Part of it is that sense of swagger… the confidence with which Barack Obama carries himself and the fluency he brings, across racial lines… You listen to Barack Obama’s speeches from 2004, and you hear consistently the drumbeat of the common good, a broader understanding of race.

So that dogged trans-racialism — I am not going to say that he is post-racial, because he is very much someone who takes us deeper into race, rather than away from it — defies some of the binary ideas of Black and White that a lot of black political figures over the last several generations have used to consolidate power. That is his “threat,” and maybe also a place we can see him picking up on hip-hop, a movement that has on it a clear association with black identity, but from its birth, was multi-racial, was about community across racial lines: Latinos, White hipsters of lower Manhattan coming together with hip-hoppers to create this new form.

There is a new American reality out there. We’re only starting to catch up with hip-hop in that regard. We are just catching up to where hip-hop has already been.
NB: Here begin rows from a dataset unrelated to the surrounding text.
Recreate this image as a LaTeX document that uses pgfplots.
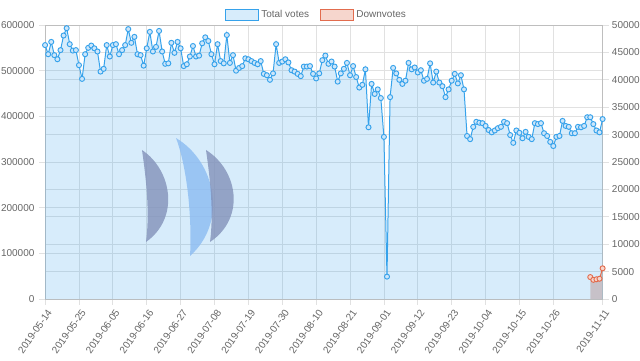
\documentclass[border=0pt]{standalone}
\usepackage{pgfplots}
\usepackage{pgfplotstable}
\pgfplotsset{compat=1.18}
\usepackage{fontspec}
\setmainfont{Liberation Sans}
\definecolor{tvblue}{RGB}{54,162,235}
\definecolor{tvmark}{RGB}{205,230,250}
\definecolor{dvred}{RGB}{226,108,78}
\definecolor{dvfill}{RGB}{236,201,192}
\definecolor{dvlegfill}{RGB}{246,214,205}
\definecolor{tvlegfill}{RGB}{215,236,251}
\definecolor{gridc}{RGB}{225,225,225}
\definecolor{axc}{RGB}{190,190,190}
\definecolor{txt}{RGB}{102,102,102}
\definecolor{logogray}{RGB}{130,145,185}
\definecolor{logoblue}{RGB}{140,188,242}

\pgfplotstableread{
x y
0 556000
1 536000
2 563000
3 534000
4 525000
5 545000
6 577000
7 593000
8 558000
9 544000
10 545000
11 512000
12 482000
13 536000
14 550000
15 555000
16 549000
17 542000
18 498000
19 504000
20 556000
21 531000
22 556000
23 558000
24 536000
25 545000
26 556000
27 591000
28 561000
29 574000
30 536000
31 534000
32 511000
33 549000
34 585000
35 542000
36 552000
37 587000
38 542000
39 515000
40 516000
41 561000
42 539000
43 563000
44 549000
45 510000
46 514000
47 531000
48 554000
49 531000
50 533000
51 560000
52 573000
53 565000
54 536000
55 514000
56 558000
57 521000
58 516000
59 578000
60 517000
61 534000
62 500000
63 506000
64 510000
65 527000
66 525000
67 521000
68 517000
69 514000
70 521000
71 493000
72 490000
73 480000
74 494000
75 558000
76 517000
77 520000
78 525000
79 518000
80 501000
81 498000
82 493000
83 488000
84 509000
85 509000
86 510000
87 493000
88 483000
89 494000
90 523000
91 533000
92 515000
93 520000
94 509000
95 476000
96 494000
97 504000
98 517000
99 490000
100 510000
101 486000
102 463000
103 469000
104 503000
105 376000
106 471000
107 449000
108 459000
109 440000
110 355000
111 49000
112 442000
113 506000
114 494000
115 480000
116 471000
117 478000
118 517000
119 503000
120 507000
121 496000
122 501000
123 478000
124 482000
125 516000
126 474000
127 498000
128 474000
129 466000
130 442000
131 459000
132 478000
133 493000
134 472000
135 490000
136 459000
137 357000
138 350000
139 377000
140 388000
141 386000
142 385000
143 379000
144 370000
145 365000
146 369000
147 374000
148 377000
149 388000
150 385000
151 359000
152 342000
153 369000
154 364000
155 352000
156 366000
157 355000
158 350000
159 385000
160 383000
161 385000
162 363000
163 357000
164 344000
165 335000
166 355000
167 357000
168 390000
169 379000
170 377000
171 363000
172 363000
173 377000
174 376000
175 379000
176 398000
177 398000
178 383000
179 369000
180 365000
181 394000
}\totalvotes

\pgfplotstableread{
x y
177 4000
178 3500
179 3600
180 3700
181 5600
}\downvotes

\pgfplotsset{
  base/.style={
    at={(33.825pt,46.5pt)}, anchor=south west,
    scale only axis, width=418.125pt, height=205.5pt,
    xmin=0, xmax=181,
    tick label style={font=\fontsize{7.5}{9}\selectfont, text=txt},
    /pgf/number format/assume math mode=true,
    /pgf/number format/fixed, /pgf/number format/1000 sep={},
    scaled y ticks=false,
    major tick length=4.5pt, tick align=outside,
    tick style={gridc, line width=0.6pt},
    grid style={gridc, line width=0.6pt},
    axis line style={axc, line width=0.6pt},
  }
}

\begin{document}
\begin{tikzpicture}
\useasboundingbox (0,0) rectangle (480pt,270.75pt);

% right axis: grid and ticks, downvote area
\begin{axis}[base, ymin=0, ymax=50000,
  ytick={0,5000,...,50000},
  ymajorgrids,
  axis y line*=right, axis x line=none,
  yticklabel style={anchor=west, xshift=-1pt},
]
\addplot[draw=none, fill=dvfill, forget plot] table {\downvotes} \closedcycle;
\end{axis}

% left axis: total votes
\begin{axis}[base, ymin=0, ymax=600000,
  ytick={0,100000,...,600000},
  xtick={0,11,22,33,44,55,66,77,88,99,110,121,132,143,154,165,181},
  xticklabels={2019-05-14,2019-05-25,2019-06-05,2019-06-16,2019-06-27,2019-07-08,2019-07-19,2019-07-30,2019-08-10,2019-08-21,2019-09-01,2019-09-12,2019-09-23,2019-10-04,2019-10-15,2019-10-26,2019-11-11},
  xticklabel style={rotate=55, anchor=north east, xshift=2pt, yshift=1pt},
  ytick pos=left, xtick pos=bottom,
  xmajorgrids, ymajorgrids,
  legend style={at={(axis description cs:0.487,1.036)}, anchor=center,
    draw=none, fill=none, legend columns=2,
    font=\fontsize{7.5}{9}\selectfont, text=txt,
    /tikz/every even column/.style={column sep=6pt}},
]
\addplot[draw=none, fill=tvblue, fill opacity=0.2, forget plot] table {\totalvotes} \closedcycle;
\addplot[tvblue, line width=0.75pt, mark=*, mark size=1.9pt,
  mark options={draw=tvblue, fill=tvmark, line width=0.7pt}, forget plot] table {\totalvotes};
\addlegendimage{legend image code/.code={\draw[draw=tvblue,fill=tvlegfill,line width=0.75pt] (0pt,-4.3pt) rectangle (24.75pt,4.3pt);}}
\addlegendentry{Total votes}
\addlegendimage{legend image code/.code={\draw[draw=dvred,fill=dvlegfill,line width=0.75pt] (0pt,-4.3pt) rectangle (24.75pt,4.3pt);}}
\addlegendentry{Downvotes}
\end{axis}

% downvote line on right scale
\begin{axis}[base, ymin=0, ymax=50000, hide axis]
\addplot[dvred, line width=0.75pt, mark=*, mark size=1.9pt,
  mark options={draw=dvred, fill=dvlegfill, line width=0.7pt}] table {\downvotes};
\end{axis}

% watermark logo
\begin{scope}[x=0.75pt, y=-0.75pt, shift={(0,270.75pt)}, fill opacity=0.8]
\fill[logogray] (142,150) .. controls (172,170) and (180,218) .. (146,242)
  .. controls (150,212) and (146,178) .. cycle;
\fill[logoblue] (176,138) .. controls (216,162) and (228,222) .. (190,256)
  .. controls (192,222) and (188,170) .. cycle;
\fill[logogray] (206,150) .. controls (238,170) and (246,218) .. (210,242)
  .. controls (214,212) and (210,178) .. cycle;
\end{scope}
\end{tikzpicture}
\end{document}
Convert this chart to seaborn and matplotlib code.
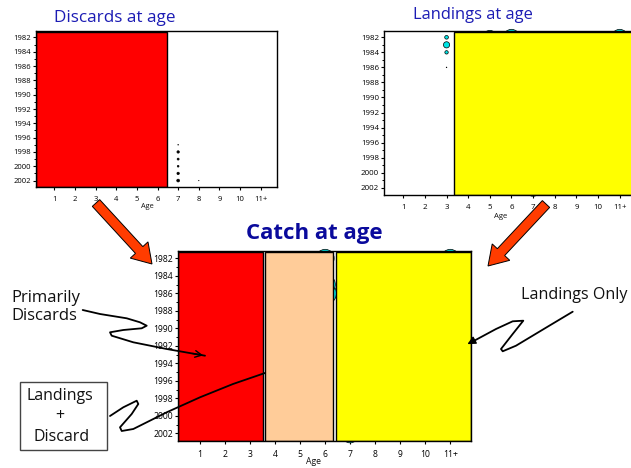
import matplotlib
matplotlib.use('Agg')
import matplotlib.pyplot as plt
import seaborn as sns
from matplotlib.patches import Rectangle, FancyArrow

W, H = 631, 468

# ----- DATA -----
ages = [1, 2, 3, 4, 5, 6, 7, 8, 9, 10, 11]
age_labels = ['1', '2', '3', '4', '5', '6', '7', '8', '9', '10', '11+']
year_ticks = list(range(1982, 2003, 2))
all_years = list(range(1982, 2003))

# bubbles that stick out of the solid blocks (value = bubble area)
discard_age = [7, 7, 7, 7, 7, 7, 8]
discard_year = [1997, 1998, 1999, 2000, 2001, 2002, 2002]
discard_val = [0.2, 3, 2, 1.5, 3, 4, 0.1]

landing_age = [3, 3, 3, 3, 5, 6, 11, 7]
landing_year = [1982, 1983, 1984, 1986, 1982, 1982, 1982, 2002]
landing_val = [7, 20, 6, 0.2, 100, 133, 133, 150]

catch_age = [6, 11, 7, 6, 6]
catch_year = [1982, 1982, 2002, 1986, 1985]
catch_val = [168, 168, 187, 265, 215]

# solid blocks: start age, end age
discard_blocks = [(0.13, 6.45)]
landing_blocks = [(3.35, 11.8)]
catch_blocks = [(0.11, 3.5), (3.61, 6.325), (6.43, 11.84)]
catch_colors = ['#ff0000', '#ffcc99', '#ffff00']

# ----- STYLE -----
sns.set_theme(style='ticks')
plt.rcParams['font.family'] = ['Open Sans', 'DejaVu Sans']
plt.rcParams['axes.linewidth'] = 1.0

fig = plt.figure(figsize=(W / 100, H / 100), dpi=100)


def make_panel(box, xlim, ylim, size, labels_pad):
    left, top, right, bottom = box
    ax = fig.add_axes([left / W, 1 - bottom / H, (right - left) / W, (bottom - top) / H])
    ax.set_xlim(*xlim)
    ax.set_ylim(*ylim)
    ax.set_xticks(ages)
    ax.set_xticklabels(age_labels)
    ax.set_yticks(year_ticks)
    ax.set_yticks(all_years, minor=True)
    ax.tick_params(axis='both', which='major', labelsize=size, length=2, width=0.8, colors='black', pad=labels_pad)
    ax.tick_params(axis='y', which='minor', length=1.2, width=0.7, color='black')
    ax.tick_params(axis='x', pad=labels_pad + 3)
    for s in ax.spines.values():
        s.set_color('black')
    return ax


def bubbles(ax, x, y, vals, color, edge='black'):
    sns.scatterplot(x=x, y=y, size=vals, sizes=(0, 300), size_norm=(0, 300), color=color,
                    edgecolor=edge, linewidth=0.5, legend=False, clip_on=False, zorder=1, ax=ax)


def blocks(ax, spans, colors, top, bottom):
    for (a, b), c in zip(spans, colors):
        ax.add_patch(Rectangle((a, top), b - a, bottom - top, facecolor=c, edgecolor='black',
                               linewidth=1.0, zorder=2))


# ----- DISCARDS -----
ax1 = make_panel((36, 31, 277, 187), (0.113, 11.79), (2002.9, 1981.1), 5.5, 1.5)
bubbles(ax1, discard_age, discard_year, discard_val, 'black')
blocks(ax1, discard_blocks, ['#ff0000'], 1981.26, 2002.9)

# ----- LANDINGS -----
ax2 = make_panel((384, 31, 637, 195), (0.11, 11.8), (2002.97, 1981.16), 5.7, 1.5)
bubbles(ax2, landing_age, landing_year, landing_val, '#00e5e5')
blocks(ax2, landing_blocks, ['#ffff00'], 1981.33, 2002.97)

# ----- CATCH -----
ax3 = make_panel((177.7, 251.3, 471.3, 441.3), (0.11, 11.84), (2002.91, 1981.2), 6.2, 1.5)
bubbles(ax3, catch_age, catch_year, catch_val, '#00e5e5')
blocks(ax3, catch_blocks, catch_colors, 1981.3, 2002.91)

# ----- OVERLAY: titles, arrows, notes (in pixel coordinates) -----
ov = fig.add_axes([0, 0, 1, 1], facecolor='none', zorder=10)
ov.set_xlim(0, W)
ov.set_ylim(H, 0)
ov.axis('off')


def label(x, y, txt, size, color='#111111', **kw):
    ov.text(x, y, txt, fontsize=size, color=color, ha=kw.pop('ha', 'center'), va='center', **kw)


label(115, 18, 'Discards at age', 12.3, '#1c1cb4')
label(473, 15, 'Landings at age', 11.9, '#1c1cb4')
label(314, 234, 'Catch at age', 16, '#0a0a9c', fontweight='bold')
label(147, 206, 'Age', 5.3)
label(501, 217, 'Age', 5.6)
label(313, 462, 'Age', 6.2)
label(11, 307, 'Primarily\nDiscards', 12, ha='left', linespacing=1.25)
label(574, 295, 'Landings Only', 11.6)

ov.add_patch(Rectangle((19.5, 381.7), 87, 68.6, facecolor='white', edgecolor='#444444', linewidth=1))
label(60, 396, 'Landings', 11.5)
label(60, 416, '+', 11.5)
label(62, 437, 'Discard', 11.5)

for x0, y0, x1, y1 in [(96, 203, 152, 264), (546, 204, 488, 266)]:
    ov.add_patch(FancyArrow(x0, y0, x1 - x0, y1 - y0, width=10, head_width=24, head_length=19,
                            length_includes_head=True, facecolor='#ff3c00', edgecolor='black', linewidth=0.7))

squiggle_x = [82.7, 100, 126.7, 140, 146.7, 141.7, 123.3, 110, 111.7, 133.3, 166.7, 205]
squiggle_y = [310, 314, 318.3, 322.3, 325.7, 328.3, 330, 332.3, 335.7, 342.3, 349, 355.7]
ov.plot(squiggle_x, squiggle_y, color='black', lw=1.3, solid_joinstyle='round')
ov.annotate('', xy=(206, 355.9), xytext=(190, 353), arrowprops=dict(arrowstyle='->', color='black', lw=1))

squiggle_x = [110, 123.3, 136.7, 138.3, 131.7, 120, 121.7, 133.3, 166.7, 200, 233, 265]
squiggle_y = [416, 407.3, 400.7, 404, 414, 427.3, 431, 429, 412.3, 397.3, 384, 373]
ov.plot(squiggle_x, squiggle_y, color='black', lw=1.3, solid_joinstyle='round')

squiggle_x = [572.7, 549.3, 516, 502.7, 501, 512.7, 523.3, 512.7, 496, 470]
squiggle_y = [311.7, 325.7, 345.7, 351.3, 349, 334, 320.7, 321.3, 329, 343]
ov.plot(squiggle_x, squiggle_y, color='black', lw=1.3, solid_joinstyle='round')
ov.annotate('', xy=(465, 345.5), xytext=(475, 340), arrowprops=dict(arrowstyle='-|>', color='black', lw=1))

fig.savefig('out.png', dpi=100)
Barack Obama manifests that.

Jay-Z has a line on that song, “My President is Black,” in which he says, “My president is black/ in fact he’s half white/ So even in a racist’s mind he’s half right/ So even if you got a racist mind its alright/ My president is black but his house is all white.” There is so much joy in that, and so much behind the correction that Jay-Z is giving to Young Jeezy’s line of “my president is black.” Adding that half-white element is so fundamental to understanding how Obama works.
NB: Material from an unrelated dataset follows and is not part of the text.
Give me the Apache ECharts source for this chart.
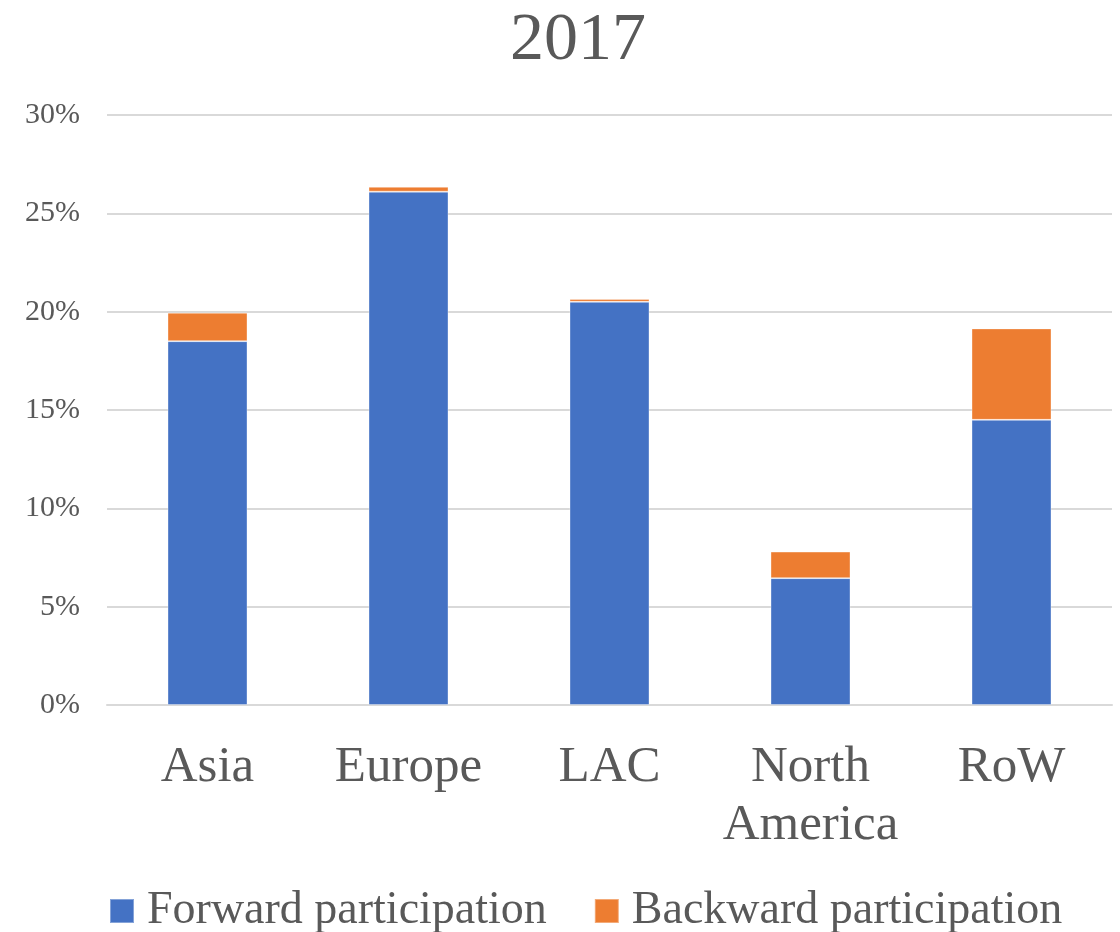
<!DOCTYPE html>
<html>
<head>
<meta charset="utf-8">
<script src="https://cdn.jsdelivr.net/npm/echarts@6/dist/echarts.min.js"></script>
<style>
  html, body { margin: 0; padding: 0; background: #fff; }
  #chartBox { width: 1120px; height: 932px; }
</style>
</head>
<body>
<div id="chartBox"></div>
<script>
var regions = ['Asia', 'Europe', 'LAC', 'North America', 'RoW'];
var forwardShare = [18.5, 26.1, 20.5, 6.45, 14.5];
var backwardShare = [1.45, 0.25, 0.15, 1.35, 4.65];
var seriesNames = ['Forward participation', 'Backward participation'];

var serif = "'Liberation Serif', 'DejaVu Serif', serif";
var textGrey = '#595959';

var myChart = echarts.init(document.getElementById('chartBox'));

var option = {
    backgroundColor: '#ffffff',
    animation: false,
    title: {
        text: '2017',
        left: 505,
        top: 2,
        textStyle: { fontFamily: serif, fontSize: 68, fontWeight: 'normal', color: textGrey }
    },
    legend: {
        data: seriesNames,
        left: 104,
        top: 883,
        itemWidth: 24,
        itemHeight: 24,
        itemGap: 47,
        icon: 'rect',
        textStyle: { fontFamily: serif, fontSize: 46, color: textGrey, padding: [0, 0, 0, 8] }
    },
    grid: { left: 107, right: 8, top: 115, bottom: 227 },
    xAxis: {
        type: 'category',
        data: regions,
        axisLine: { lineStyle: { color: '#d9d9d9', width: 2 } },
        axisTick: { show: false },
        axisLabel: {
            fontFamily: serif,
            fontSize: 51,
            lineHeight: 58,
            color: textGrey,
            margin: 34,
            interval: 0,
            formatter: function (v) { return v.replace(' ', '\n'); }
        }
    },
    yAxis: {
        type: 'value',
        min: 0,
        max: 30,
        interval: 5,
        axisLine: { show: false },
        axisTick: { show: false },
        splitLine: { lineStyle: { color: '#d9d9d9', width: 2 } },
        axisLabel: {
            fontFamily: serif,
            fontSize: 30,
            color: textGrey,
            margin: 27,
            formatter: '{value}%'
        }
    },
    series: [
        {
            name: seriesNames[0],
            type: 'bar',
            stack: 'total',
            barWidth: 80,
            data: forwardShare,
            itemStyle: { color: '#4472C4', borderColor: 'rgba(255,255,255,0.35)', borderWidth: 1 }
        },
        {
            name: seriesNames[1],
            type: 'bar',
            stack: 'total',
            barWidth: 80,
            data: backwardShare,
            itemStyle: { color: '#ED7D31', borderColor: 'rgba(255,255,255,0.35)', borderWidth: 1 }
        }
    ]
};

myChart.setOption(option);
</script>
</body>
</html>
A lot of people, Shelby Steele in particular, have thought about Obama as a kind of bargainer — a Bill Cosby, or better yet, a Heathcliff Huxtable for American politics in the twenty-first century: someone who is identifiably black and yet curries favor with whites, or at least makes them comfortable and unburdens them of some of their sense of guilt… I think that this misses some of what Obama does and what Obama can do in part because of his biraciality. There is a way that he has the capacity to bridge the divide, not in an artificial way of placation, but as a genuine embodiment of himself. Because he has already had to do that in his own life, his own personality.
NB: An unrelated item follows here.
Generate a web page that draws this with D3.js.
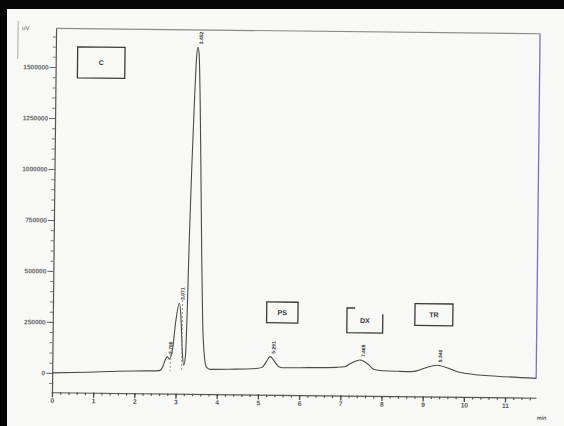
<!DOCTYPE html>
<html>
<head>
<meta charset="utf-8">
<script src="https://cdn.jsdelivr.net/npm/d3@7"></script>
<style>
body { margin: 0; background: #f8f8f7; }
svg { display: block; }
text { font-family: "Liberation Sans", Arial, sans-serif; }
</style>
</head>
<body>
<svg id="chart" width="564" height="426"></svg>
<script>
"use strict";

// chromatogram trace: time (min) and detector signal (uV)
var times = [0, 0.8, 1.6, 2.3, 2.6, 2.68, 2.74, 2.79, 2.84, 2.92, 2.98, 3.07, 3.11, 3.15,
    3.19, 3.23, 3.26, 3.29, 3.33, 3.38, 3.42, 3.45, 3.48, 3.52, 3.56, 3.60, 3.64, 3.69,
    3.74, 3.83, 4.3, 5.0, 5.1, 5.18, 5.29, 5.4, 5.5, 5.6, 6.2, 6.9, 7.1, 7.25, 7.47,
    7.65, 7.8, 7.95, 8.4, 8.7, 8.85, 9.05, 9.34, 9.6, 9.85, 10.05, 10.8, 11.75];
var signal = [0, 5000, 12000, 15000, 17000, 35000, 70000, 85000, 74000, 130000, 250000,
    350000, 280000, 120000, 45000, 90000, 300000, 650000, 1000000, 1350000, 1560000,
    1605000, 1570000, 1320000, 950000, 560000, 250000, 90000, 38000, 26000, 28000,
    34000, 40000, 62000, 92000, 66000, 43000, 38000, 40000, 43000, 46000, 64000, 80000,
    62000, 36000, 30000, 27000, 26000, 30000, 45000, 59000, 46000, 27000, 20000, 8500, 0];

// integrated peaks: retention time (min) and the printed label
var peak_times = [2.79, 3.07, 3.45, 5.29, 7.47, 9.34];
var peak_labels = ["2.790", "3.071", "3.452", "5.291", "7.468", "9.340"];

// compound names written on the print
var compounds = ["C", "PS", "DX", "TR"];

// axis ticks
var y_ticks = [0, 250000, 500000, 750000, 1000000, 1250000, 1500000];
var x_ticks = [0, 1, 2, 3, 4, 5, 6, 7, 8, 9, 10, 11];

var svg = d3.select('#chart');

// black edges of the photograph
svg.append('rect').attr('x', 0).attr('y', 0).attr('width', 564).attr('height', 9)
    .style('fill', '#050505');
svg.append('rect').attr('x', 0).attr('y', 0).attr('width', 7).attr('height', 426)
    .style('fill', '#050505');

// the sheet is photographed slightly turned
var g = svg.append('g').attr('transform', 'rotate(0.65, 295, 215)');

var x = d3.scaleLinear().domain([0, 11.75]).range([54, 538]);
var y = d3.scaleLinear().domain([-95000, 1690000]).range([395, 31]);

// unit label in the corner
g.append('line')
    .attr('x1', 16).attr('x2', 16).attr('y1', 24).attr('y2', 62)
    .style('stroke', '#aaa').style('stroke-width', 1);
g.append('text').attr('x', 20).attr('y', 33).text('uV')
    .style('font-size', '6px').style('fill', '#555');

// frame: top and right edges
g.append('line')
    .attr('x1', x(0)).attr('x2', x(11.75)).attr('y1', y(1690000)).attr('y2', y(1690000))
    .style('stroke', '#8a8a8a').style('stroke-width', 1.2);
g.append('line')
    .attr('x1', x(11.75)).attr('x2', x(11.75))
    .attr('y1', y(1690000)).attr('y2', y(signal[signal.length - 1]))
    .style('stroke', '#7773c4').style('stroke-width', 1.3);

// y axis, major and minor ticks
var minor_y = d3.range(-50000, 1690000, 50000);
g.append('g').attr('transform', 'translate(' + x(0) + ',0)')
    .call(d3.axisLeft(y).tickValues(minor_y).tickSize(3).tickFormat(''))
    .call(function(a) { a.select('.domain').remove(); })
    .selectAll('line').style('stroke', '#777');
var yaxis = g.append('g').attr('transform', 'translate(' + x(0) + ',0)')
    .call(d3.axisLeft(y).tickValues(y_ticks).tickSize(6).tickSizeOuter(0)
        .tickFormat(d3.format('d')));
yaxis.select('.domain').style('stroke', '#555').style('stroke-width', 1.2);
yaxis.selectAll('line').style('stroke', '#666');
yaxis.selectAll('text').style('font-size', '6.5px').style('font-weight', 'bold')
    .style('fill', '#666').attr('x', -7);

// x axis, major and minor ticks
var minor_x = d3.range(0, 11.75, 0.2);
g.append('g').attr('transform', 'translate(0,' + y(-95000) + ')')
    .call(d3.axisBottom(x).tickValues(minor_x).tickSize(2.5).tickFormat(''))
    .call(function(a) { a.select('.domain').remove(); })
    .selectAll('line').style('stroke', '#555').style('stroke-width', 1.2);
var xaxis = g.append('g').attr('transform', 'translate(0,' + y(-95000) + ')')
    .call(d3.axisBottom(x).tickValues(x_ticks).tickSize(5).tickSizeOuter(0)
        .tickFormat(d3.format('d')));
xaxis.select('.domain').style('stroke', '#555').style('stroke-width', 1.2);
xaxis.selectAll('line').style('stroke', '#444').style('stroke-width', 1.2);
xaxis.selectAll('text').style('font-size', '6.5px').style('font-weight', 'bold')
    .style('fill', '#555').attr('y', 6);
g.append('text').attr('x', x(11.75) + 1).attr('y', y(-95000) + 22).text('min')
    .style('font-size', '5.5px').style('font-weight', 'bold').style('fill', '#555');

// the chromatogram itself
var trace = times.map(function(t, i) { return [t, signal[i]]; });
var line = d3.line()
    .x(function(d) { return x(d[0]); })
    .y(function(d) { return y(d[1]); })
    .curve(d3.curveMonotoneX);
g.append('path').datum(trace).attr('d', line)
    .style('fill', 'none').style('stroke', '#4a4a4a').style('stroke-width', 1.1);

// retention time labels written upright above each peak
function apex(t) {
    var best = 0;
    times.forEach(function(s, i) {
        if (Math.abs(s - t) < 0.06 && signal[i] > best) best = signal[i];
    });
    return best;
}
peak_times.forEach(function(t, i) {
    var px = x(t) + 5, py = y(apex(t)) - 3;
    g.append('text')
        .attr('transform', 'translate(' + px + ',' + py + ') rotate(-90)')
        .text(peak_labels[i])
        .style('font-size', '5px').style('font-weight', 'bold').style('fill', '#333');
    if (i < 2) {
        g.append('line')
            .attr('x1', px - 2).attr('x2', px - 2)
            .attr('y1', py).attr('y2', y(15000))
            .style('stroke', '#777').style('stroke-width', 0.8)
            .style('stroke-dasharray', '2,2');
    }
});

// compound boxes, placed in data units
var boxes = [
    {t0: 0.53, t1: 1.68, v0: 1448000, v1: 1600000, open: false},
    {t0: 5.19, t1: 5.95, v0: 258000, v1: 360000, open: false},
    {t0: 7.14, t1: 8.01, v0: 213600, v1: 335000, open: true},
    {t0: 8.79, t1: 9.71, v0: 253000, v1: 360000, open: false}
];
boxes.forEach(function(b, i) {
    var x0 = x(b.t0), x1 = x(b.t1), y0 = y(b.v1), y1 = y(b.v0);
    var p = d3.path();
    if (b.open) {
        // drawn by hand: the top is only a short stroke on the left
        p.moveTo(x0 + 8, y0);
        p.lineTo(x0, y0);
        p.lineTo(x0, y1);
        p.lineTo(x1, y1);
        p.lineTo(x1, y0 + 6);
    } else {
        p.rect(x0, y0, x1 - x0, y1 - y0);
    }
    g.append('path').attr('d', p.toString())
        .style('fill', 'none').style('stroke', '#3a3a3a').style('stroke-width', 1.3);
    g.append('text')
        .attr('x', (x0 + x1) / 2).attr('y', (y0 + y1) / 2 + 2.5)
        .attr('text-anchor', 'middle')
        .text(compounds[i])
        .style('font-size', '7px').style('font-weight', 'bold').style('fill', '#333');
});
</script>
</body>
</html>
Ralph Ellison has that phrase, “the completion of personality.” What we have seen, and we are able to witness it in [Obama’s] memoir, Dreams From My Father, in particular, is a child of mixed racial origins and a lot of mixed connections with the Black and African sides of his origin, nonetheless finding his way, stumbling his way, toward a sense of wholeness. And maybe, just maybe, he can help this country do the same thing.

Adam Bradley in conversation with Chris Lydon, March 11, 2009

Adam Bradley makes a polished case for the rough diamonds of rap and hip hop. It’s “new-school music but old-school poetry,” he says, solidly founded not only on African oral tradition, black “signifying” and word-play artists like Muhammad Ali (“the first heavyweight champion of rap”) but also on the ancient sounds of strong-stress English poetry back to Beowulf.

Bradley was raised both classical and hip: home-schooled in Salt Lake City by a grandmother who fed him Shelley and the Romantic poets; and night-schooled by a big brother who led him through town. In his Book of Rhymes: The Poetics of Hip Hop, you can feel Bradley’s valiant drive to justify the sound of rap to two exacting influences: the queen mother of “close reading” who taught him at Harvard, Helen Vendler; and the fussiest of all authorities on jazz, Ralph Ellison, whose posthumous novel Three Days Before the Shooting Adam Bradley had a large hand in re-editing. Bradley wants to show the rest of us how to hear hip hop as, love it or not, the poetry that speaks for and about the real universal civilization of the 21st Century…

My big question is still: what’s the chance that hip hop will return to us someday as art of genius, with the majesty of Count Basie in Sweden in 1962? Or this recent rearrangement by a string quartet in Paris of Miles Davis’s “All Blues” from 1959?